Well tomorrow is 'The Big Day' *insert scary music* I turn 29. Feel free to shower me with champagne and gifts, it's my champagne Birthday 29 on the 29th. I'm heading into the Birthday with a real mix of emotions. A) Holy Mother of Pearl this is my last year in my 20's, didn't I just turn 21? B) It's all downhill from here, instead of champagne send your best wrinkle cream C) I still got one more year before I'm old like my sisters.
First a little lead up to the Birthday day. This week began with an awesome fight between Ben and I. See he thought i didn't want to do anything for my Birthday. Like nothing. Nada. Zip. You know because most people like to just sit around twiddling their thumbs.

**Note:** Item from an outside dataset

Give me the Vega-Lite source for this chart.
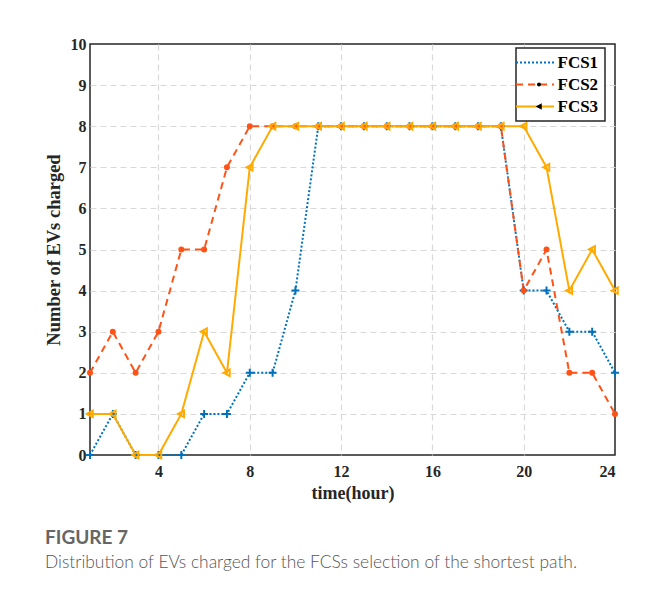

Actually I don't call them fights anymore, we had a 'miscommunication'.
Anyway it got sorted. I think. If you drive by my house tomorrow and you see me staring longingly out my window, please save me.
Next I am working on a project. Sorta, kinda, only sorta because I hate committing to things in fear I won't follow through. I will have more on this project soon.
Lastly, this last year has been the most challenging year I have ever faced. Dealing with postpartum depression and anxiety is a world that is so up and down. I have been blessed with an amazing support system in my husband and family, without them I'm not entirely sure how I would have gotten through the year. My girls have yet again succeeded in teaching me more life lessons in one year than you would ever dream possible. I am excited to see what this next year will hold for me.